The truth, as I advise them, is that in prepping for Mad Max, it would be best to use that money you've invested in gold to buy something that will be of value when global commerce collapses. It would be best if it were cheap to buy now, have a long shelf life, and be volumetrically efficient. My recommendation: spices, which in the middle ages and the early modern period were literally worth their weight in gold.
But perhaps this isn't in support of a catastrophic collapse. If we're worried about digital currency and de facto global debanking...how will those places in Switzerland help? Won't the United Nations of Globaloney just make those transactions illegal...as FDR did in the US after he took office? I note that you glossed over that part: Nixon's not the bad guy here...FDR is. He made it illegal for private citizens to own gold (or use it to perform transactions, obviously).

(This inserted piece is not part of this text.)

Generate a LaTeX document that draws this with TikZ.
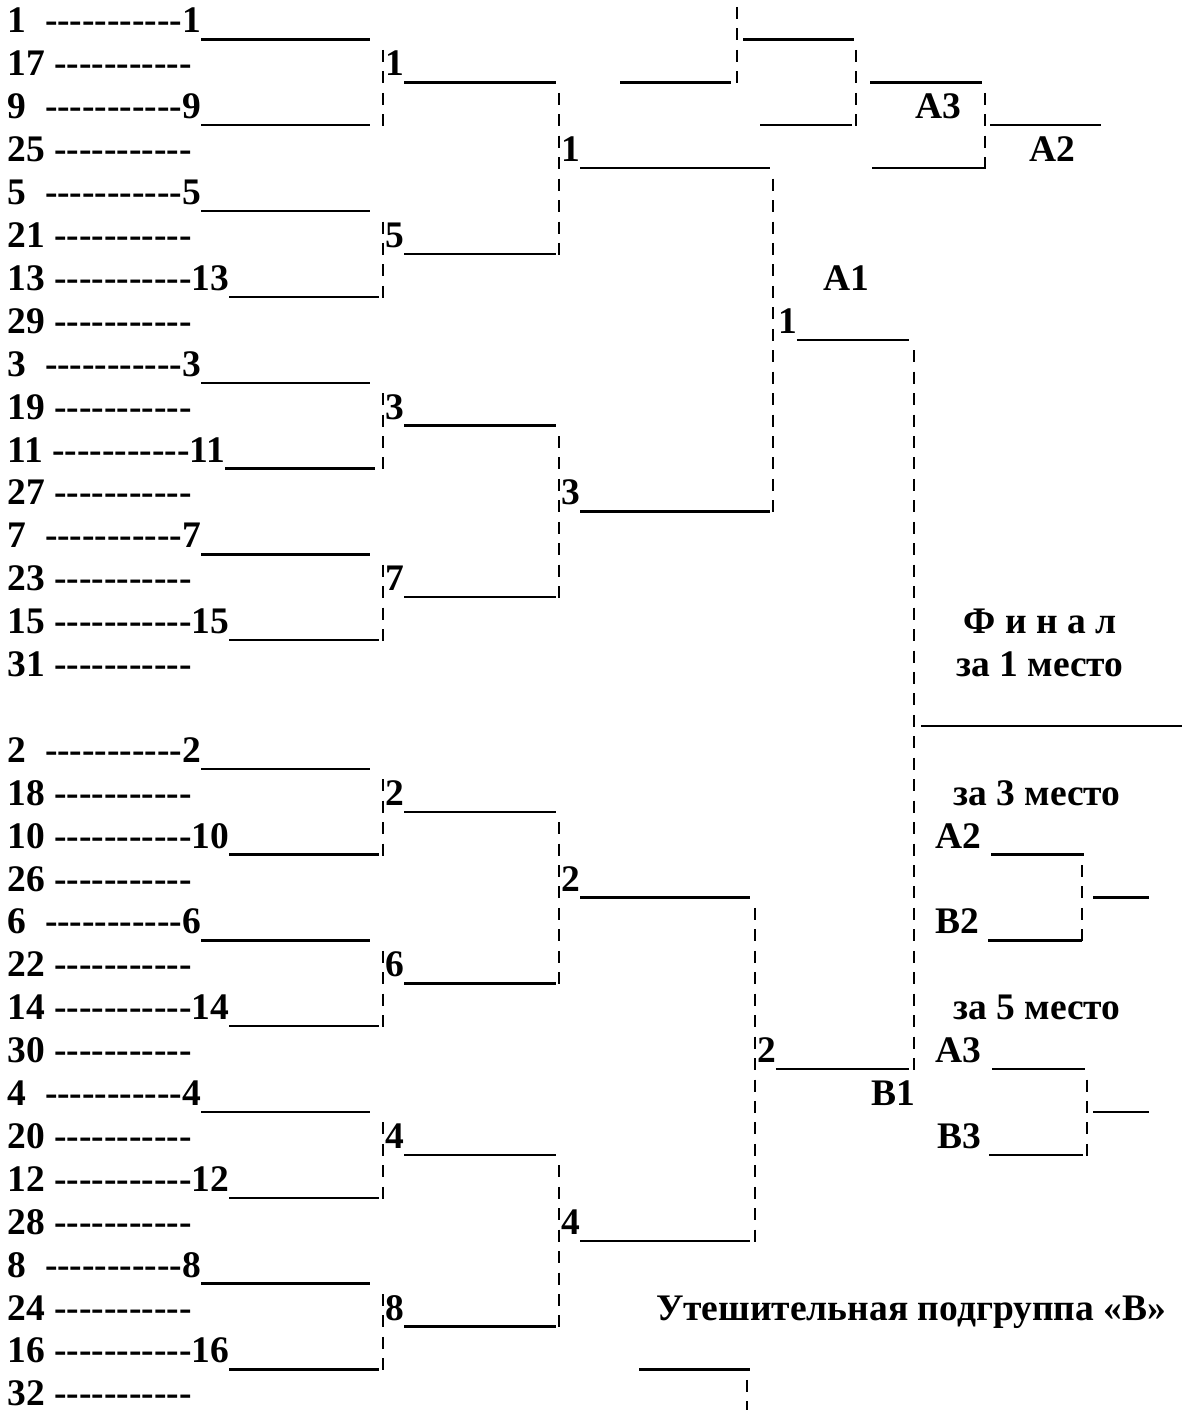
\documentclass[tikz,border=0pt]{standalone}
\usepackage{fontspec}
\setmainfont{Liberation Serif}
\newcommand\hyps{-\kern0pt-\kern0pt-\kern0pt-\kern0pt-\kern0pt-\kern0pt-\kern0pt-\kern0pt-\kern0pt-\kern0pt-}
\newcommand\by[1]{(33+42.9*(#1))}
\newcommand\uy[1]{(39.5+42.9*(#1))}
% winner row of first column: row, label, underline length
\newcommand\win[3]{%
  \node[lbl] (w#2) at (7.5,{\by{#1}}) {#2\ifnum#2<10\ \ \else\ \fi\hyps#2};
  \draw[ul] (w#2.base east) ++(0,6.5) -- ++(#3,0);}
% loser row of first column: row, label
\newcommand\los[2]{\node[lbl] (l#2) at (7.5,{\by{#1}}) {#2 \hyps};}
% advancing label with underline: name, x, row, text, end x
\newcommand\adv[5]{%
  \node[lbl] (#1) at (#2,{\by{#3}}) {#4};
  \coordinate (#1e) at (#5,{\uy{#3}});
  \draw[ul] (#1.base east) ++(0,6.5) -- (#1e);}
% label followed by a space and an underline: name, x, row, text, start x, end x
\newcommand\advs[6]{%
  \node[lbl] (#1) at (#2,{\by{#3}}) {#4};
  \coordinate (#1s) at (#5,{\uy{#3}});
  \coordinate (#1e) at (#6,{\uy{#3}});
  \draw[ul] (#1s) -- (#1e);}
% dashed vertical: name, x, first row, last row
\newcommand\vd[4]{%
  \coordinate (#1t) at (#2,{7+42.9*(#3)});
  \coordinate (#1b) at (#2,{40.45+42.9*(#4)});
  \draw[br] (#1t) -- (#1b);}
% plain line: name, x1, x2, row
\newcommand\hl[4]{%
  \coordinate (#1a) at (#2,{\uy{#4}});
  \coordinate (#1b) at (#3,{\uy{#4}});
  \draw[ul] (#1a) -- (#1b);}
\begin{document}
\begin{tikzpicture}[x=1pt,y=-1pt,
  lbl/.style={inner sep=0pt, outer sep=0pt, anchor=base west,
    font=\bfseries\fontsize{37.5}{45}\selectfont},
  lblc/.style={lbl, anchor=base},
  ul/.style={line width=2.4pt},
  br/.style={line width=2.2pt, dash pattern=on 12pt off 9.45pt}]
\useasboundingbox (0,0) rectangle (1181,1410);
% ---------- first column, upper half
\win{0}{1}{168.75}  \los{1}{17}
\win{2}{9}{168.75}  \los{3}{25}
\win{4}{5}{168.75}  \los{5}{21}
\win{6}{13}{150}    \los{7}{29}
\win{8}{3}{168.75}  \los{9}{19}
\win{10}{11}{150}   \los{11}{27}
\win{12}{7}{168.75} \los{13}{23}
\win{14}{15}{150}   \los{15}{31}
% ---------- first column, lower half
\win{17}{2}{168.75} \los{18}{18}
\win{19}{10}{150}   \los{20}{26}
\win{21}{6}{168.75} \los{22}{22}
\win{23}{14}{150}   \los{24}{30}
\win{25}{4}{168.75} \los{26}{20}
\win{27}{12}{150}   \los{28}{28}
\win{29}{8}{168.75} \los{30}{24}
\win{31}{16}{150}   \los{32}{32}
% ---------- second column
\vd{c2a}{383}{1}{2}   \adv{s1}{385.5}{1}{1}{556}
\vd{c2b}{383}{5}{6}   \adv{s5}{385.5}{5}{5}{556}
\vd{c2c}{383}{9}{10}  \adv{s3}{385.5}{9}{3}{556}
\vd{c2d}{383}{13}{14} \adv{s7}{385.5}{13}{7}{556}
\vd{c2e}{383}{18}{19} \adv{s2}{385.5}{18}{2}{556}
\vd{c2f}{383}{22}{23} \adv{s6}{385.5}{22}{6}{556}
\vd{c2g}{383}{26}{27} \adv{s4}{385.5}{26}{4}{556}
\vd{c2h}{383}{30}{31} \adv{s8}{385.5}{30}{8}{556}
% ---------- third column
\vd{c3a}{559}{2}{5}   \adv{t1}{561.5}{3}{1}{770}
\vd{c3b}{559}{10}{13} \adv{t3}{561.5}{11}{3}{770}
\vd{c3c}{559}{19}{22} \adv{t2}{561.5}{20}{2}{750}
\vd{c3d}{559}{27}{30} \adv{t4}{561.5}{28}{4}{750}
% ---------- fourth column
\vd{c4a}{773}{4}{11}  \adv{f1}{778}{7}{1}{909}
\vd{c4b}{755}{21}{28} \adv{f2}{757}{24}{2}{909}
\node[lbl] (A1) at (823,{\by{6}}) {А1};
\node[lbl] (B1) at (871,{\by{25}}) {В1};
% ---------- final
\vd{c5}{914}{8}{24}
\hl{fin}{921}{1185}{16}
\node[lblc] (fin1) at (1040,{\by{14}}) {Ф и н а л};
\node[lblc] (fin2) at (1040,{\by{15}}) {за 1 место};
% ---------- third place
\node[lblc] (p3) at (1037,{\by{18}}) {за 3 место};
\advs{pA2}{935}{19}{А2}{991}{1084}
\vd{c3p}{1082}{20}{21}
\hl{p3w}{1093}{1149}{20}
\advs{pB2}{935}{21}{В2}{988}{1082}
% ---------- fifth place
\node[lblc] (p5) at (1037,{\by{23}}) {за 5 место};
\advs{pA3}{935}{24}{А3}{992}{1085}
\vd{c5p}{1087}{25}{26}
\hl{p5w}{1093}{1149}{25}
\advs{pB3}{937}{26}{В3}{989}{1083}
% ---------- consolation subgroup
\node[lbl] (cons) at (656,{\by{30}}) {Утешительная подгруппа «В»};
\hl{cl}{639}{750}{31}
\vd{cv}{747}{32}{32}
% ---------- top right fragment
\vd{tr1}{737}{0}{1}
\hl{tr2}{743}{854}{0}
\hl{tr3}{620}{731}{1}
\vd{tr4}{856}{1}{2}
\hl{tr5}{870}{982}{1}
\hl{tr6}{760}{852}{2}
\node[lbl] (trA3) at (915,{\by{2}}) {А3};
\vd{tr7}{985}{2}{3}
\hl{tr8}{990}{1101}{2}
\hl{tr9}{872}{984}{3}
\node[lbl] (trA2) at (1029,{\by{3}}) {А2};
\end{tikzpicture}
\end{document}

Also, note that there is a huge (YUUUGE) difference between a commodity-backed currency, which is what you're describing, and an actual specie-based currency. The only helpful aspect of gold-backed currency is that it (theoretically) restrains the government from flooding the zone ad libendum: but it can only do that if the underlying asset is limited, like gold...and if the government restrains itself from ignoring the limitations it's accepted...as both the Union and Confederate governments did during the Civil War (see: greenbacks).
Even a specie-based currency is no panacea: look at what happened during the 49er gold rush. Or--more spectacularly and catastrophically--what happened when the Spaniards began extracting literal mountains of gold from the Americas. And of course there was the debate over gold versus silver as backing for the currency, a debate sparked by the government (incorrectly) pegging the gold-to-silver exchange rate and thus instancing Gresham's Law.
Again...I am not pooh-poohing the idea of a commodity-backed currency. I just think it needs a bit of perspective.